I'm glad. I love it too. That is something that I did not think about but I will. Considering I'm thinking about a sequel. Thank you :D

I did spell it wrong I have fixed it.

I will pm you screenshots of how I did it do you can it too.

This was great, I loved the Celestia joke, and it think this is the first time we see these two being so vulnerable, it does give me some worry.
I see that the circle of distrust keeps going, and hope it breaks little by little with time.

PS: Hope you're feeling better, and I’m glad you can give yourself happiness with your stories :twilightsmile:

Thank you. I thought the joke was funny too. I wouldn't worry too much extreme exhaustion is common for most new parents from my understanding. Plus Flurry is how do I say this nicely? A very difficult child.

Me too. :)

Thanks. A bit i might make some more i duno depends on how i feel. (including Friday)
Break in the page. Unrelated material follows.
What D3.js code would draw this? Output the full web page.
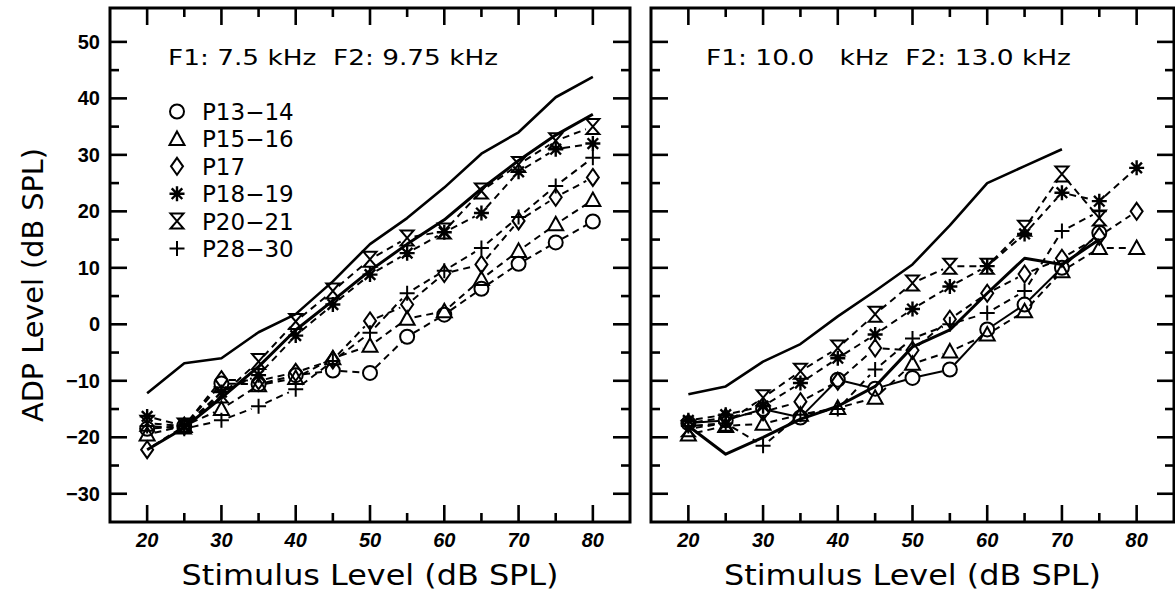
<!DOCTYPE html>
<html><head><meta charset="utf-8">
<script src="https://cdn.jsdelivr.net/npm/d3@7"></script>
<style>body{margin:0;background:#fff}</style>
</head><body>
<svg id="chart" width="1175" height="594"></svg>
<script>
// ---------- data ----------
const levels = [20,25,30,35,40,45,50,55,60,65,70,75,80];
const xTicksMajor = [20,30,40,50,60,70,80];
const xTicksMinor = [25,35,45,55,65,75];
const yTicksMajor = [-30,-20,-10,0,10,20,30,40,50];
const yTicksMinor = [-25,-15,-5,5,15,25,35,45];
const seriesNames = ["P13−14","P15−16","P17","P18−19","P20−21","P28−30"];
const seriesSymbols = ["circle","triangle","diamond","asterisk","hourglass","plus"];

// left panel: F1 7.5 kHz, F2 9.75 kHz
const leftUpper = [-12.2,-6.9,-6,-1.4,1.8,7.6,14.2,18.8,24.2,30.2,34,40.2,43.8];
const leftLower = [-22.2,-18.3,-13,-7.5,-1,4.2,9.5,14.2,18.5,24,29,33.5,37.2];
const leftP1314 = [-18.5,-18,-10.5,-10.6,-9,-8.2,-8.6,-2.2,1.7,6.3,10.7,14.5,18.2];
const leftP1516 = [-19.5,-18,-15,-10.8,-9.5,-6,-3.8,1,2.3,8,13,17.7,22];
const leftP17   = [-22.2,-18,-9.8,-10,-8.5,-6.3,0.6,3.5,9,10.6,18.3,22.5,26];
const leftP1819 = [-16.3,-18,-12,-9,-2,3.5,8.8,12.6,16.3,19.7,27,31,32];
const leftP2021 = [-17.5,-18,-12.5,-6.6,0.5,5.9,11.5,15.3,16.5,23.6,28.3,32.5,35];
const leftP2830 = [-18,-18.5,-17,-14.5,-11.5,-6.5,-1.5,5.5,9.5,13.5,19,24.5,29.5];

// right panel: F1 10.0 kHz, F2 13.0 kHz
const rightUpper = [-12.4,-11,-6.6,-3.5,1.4,5.9,10.6,17.5,25,28,31];
const rightLower = [-18,-23,-20,-16.8,-14.5,-11,-4,-1,5.5,11.7,10.6,15];
const rightP1314 = [-17.5,-17,-15,-16.5,-9.8,-11.4,-9.5,-8,-0.9,3.5,10,16.2];
const rightP1516 = [-19.5,-18,-17.6,-16,-14.8,-13,-7,-4.8,-1.8,2.3,9.4,13.5,13.5];
const rightP17   = [-17.5,-16.5,-15.5,-13.7,-10.1,-4.2,-4.6,0.9,5.5,8.9,11.7,15.6,20];
const rightP1819 = [-17,-16,-14.5,-10.4,-6,-1.8,2.7,6.7,10.3,16,23.3,21.8,27.7];
const rightP2021 = [-18.5,-17.5,-13,-8.3,-4.2,1.8,7.3,10.3,10.3,17,26.6,18.8];
const rightP2830 = [-18,-17.5,-21.5,-16,-15,-8,-2.5,0,2,5.9,16.5,20];

// ---------- drawing ----------
const svg = d3.select("#chart");
svg.append("rect").attr("width",1175).attr("height",594).attr("fill","#fff");

const yScale = d3.scaleLinear().domain([-35,56]).range([522,8]);
const FONT = "'DejaVu Sans', sans-serif";
const LAB = "'Liberation Sans', Arial, sans-serif";

const symbolPath = {
  triangle: "M0,-7.5L7.5,6L-7.5,6Z",
  diamond: "M0,-8.5L6,0L0,8.5L-6,0Z",
  asterisk: "M0,-7.5V7.5M-7.5,0H7.5M-5.3,-5.3L5.3,5.3M-5.3,5.3L5.3,-5.3",
  hourglass: "M-6.5,-7.5H6.5L-6.5,7.5H6.5Z",
  plus: "M-7.5,0H7.5M0,-7.5V7.5"
};
function drawSymbol(g, type, x, y){
  if(type==="circle"){
    g.append("circle").attr("cx",x).attr("cy",y).attr("r",7)
     .attr("fill","none").attr("stroke","#000").attr("stroke-width",2);
  } else {
    g.append("path").attr("d",symbolPath[type]).attr("transform",`translate(${x},${y})`)
     .attr("fill","none").attr("stroke","#000").attr("stroke-width",type==="asterisk"?2.4:2);
  }
}

const panels = [
  {range:[110,630], note:"F1: 7.5 kHz  F2: 9.75 kHz", noteX:168, noteLen:330,
   upper:leftUpper, lower:leftLower,
   series:[leftP1314,leftP1516,leftP17,leftP1819,leftP2021,leftP2830],
   solidCircles:false, yLabels:true, legend:true},
  {range:[651,1174], note:"F1: 10.0   kHz  F2: 13.0 kHz", noteX:706, noteLen:365,
   upper:rightUpper, lower:rightLower,
   series:[rightP1314,rightP1516,rightP17,rightP1819,rightP2021,rightP2830],
   solidCircles:true, yLabels:false, legend:false}
];

panels.forEach(p=>{
  const x = d3.scaleLinear().domain([15,85]).range(p.range);
  const g = svg.append("g");
  const L = p.range[0], R = p.range[1], T = yScale.range()[1], B = yScale.range()[0];

  // ticks (inward, all four sides)
  const tk = g.append("g").attr("stroke","#000").attr("stroke-width",2.6);
  const xt = xTicksMajor.map(v=>[v,17]).concat(xTicksMinor.map(v=>[v,9]));
  xt.forEach(([v,len])=>{
    tk.append("line").attr("x1",x(v)).attr("x2",x(v)).attr("y1",B).attr("y2",B-len);
    tk.append("line").attr("x1",x(v)).attr("x2",x(v)).attr("y1",T).attr("y2",T+len);
  });
  const yt = yTicksMajor.map(v=>[v,17]).concat(yTicksMinor.map(v=>[v,9]));
  yt.forEach(([v,len])=>{
    tk.append("line").attr("y1",yScale(v)).attr("y2",yScale(v)).attr("x1",L).attr("x2",L+len);
    tk.append("line").attr("y1",yScale(v)).attr("y2",yScale(v)).attr("x1",R).attr("x2",R-len);
  });
  g.append("rect").attr("x",L).attr("y",T).attr("width",R-L).attr("height",B-T)
   .attr("fill","none").attr("stroke","#000").attr("stroke-width",3);

  // x tick labels
  xTicksMajor.forEach(v=>{
    g.append("text").attr("x",x(v)).attr("y",547).attr("text-anchor","middle")
     .attr("font-family",LAB).attr("font-size",20).attr("font-style","italic")
     .attr("font-weight","bold").text(v);
  });
  if(p.yLabels){
    yTicksMajor.forEach(v=>{
      g.append("text").attr("x",100).attr("y",yScale(v)+7).attr("text-anchor","end")
       .attr("font-family",LAB).attr("font-size",20).attr("font-weight","bold")
       .text(v<0?"−"+Math.abs(v):v);
    });
  }
  // x axis title
  g.append("text").attr("x",(L+R)/2).attr("y",585).attr("text-anchor","middle")
   .attr("font-family",FONT).attr("font-size",29)
   .attr("textLength",377).attr("lengthAdjust","spacingAndGlyphs")
   .text("Stimulus Level (dB SPL)");
  // annotation
  g.append("text").attr("x",p.noteX).attr("y",65).attr("font-family",FONT)
   .attr("font-size",20.5).attr("xml:space","preserve").style("white-space","pre")
   .attr("textLength",p.noteLen).attr("lengthAdjust","spacingAndGlyphs").text(p.note);

  // solid reference lines
  const line = d3.line().x((d,i)=>x(levels[i])).y(d=>yScale(d));
  g.append("path").datum(p.upper).attr("d",line).attr("fill","none")
   .attr("stroke","#000").attr("stroke-width",2.6).attr("stroke-linejoin","round");
  g.append("path").datum(p.lower).attr("d",line).attr("fill","none")
   .attr("stroke","#000").attr("stroke-width",3).attr("stroke-linejoin","round");

  // series: trimmed segments + open markers
  const r = 7.5;
  p.series.forEach((vals,si)=>{
    const pts = vals.map((v,i)=>[x(levels[i]), yScale(v)]);
    const solid = p.solidCircles && si===0;
    for(let i=0;i<pts.length-1;i++){
      const [x1,y1]=pts[i],[x2,y2]=pts[i+1];
      const dx=x2-x1, dy=y2-y1, d=Math.hypot(dx,dy);
      if(d<=2*r) continue;
      g.append("line").attr("x1",x1+dx*r/d).attr("y1",y1+dy*r/d)
       .attr("x2",x2-dx*r/d).attr("y2",y2-dy*r/d)
       .attr("stroke","#000").attr("stroke-width",2)
       .attr("stroke-dasharray",solid?null:"7,5");
    }
    pts.forEach(([px,py])=>drawSymbol(g, seriesSymbols[si], px, py));
  });

  if(p.legend){
    seriesNames.forEach((n,i)=>{
      const cy = 111.5 + i*27.4;
      drawSymbol(g, seriesSymbols[i], 177, cy);
      g.append("text").attr("x",202).attr("y",cy+8.4).attr("font-family",FONT)
       .attr("font-size",23).text(n);
    });
  }
});

// y axis title
svg.append("text").attr("transform","translate(43,285) rotate(-90)")
  .attr("text-anchor","middle").attr("font-family",FONT).attr("font-size",28)
  .attr("textLength",274).attr("lengthAdjust","spacingAndGlyphs")
  .text("ADP Level (dB SPL)");
</script>
</body></html>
Beautiful chapter, as always Biscuit. Per as usual, I look forward to the next one. :pinkiehappy::heart:

Aw that sounds very fun, and creative. I'm happy to see that flurry is progressing in her control, or at least reduced chaos XD

It does sound like fun! I would play.

Me too :) she is getting there.

Great chapter one again :heart:, though I'm terrified of when Flurry discovers the floor is lava. :twilightoops:

Thank you and oh my god. I didn't even think about that. That would definitely be intresting. I will definitely be keeping this thought in the back in my mind for later :3

Big oof to the coffee tables. :fluttercry::rainbowlaugh:
I'll look out for it, and you're welcome. :pinkiehappy:

Wow, there was a lot in this chapter.
Discord's and Sombra's fears are worring, it shows how they truly see their friends.
Fluttershy seemd quite observant in this chapter, and you show a sort of artistic drive in discord that I really like. Also, drunk shenanigans are great as always.
The most interesting however must be the duel, and I wish it get's expanded more in the future.

Besides that, you should made some corrections when you have the time.

Keep the good work!

It is indeed a long one. I'm glad you enjoyed it.

Wait what kind of corrections? Gramer? Plot?

Grammar. Plot seemes pretty good so far.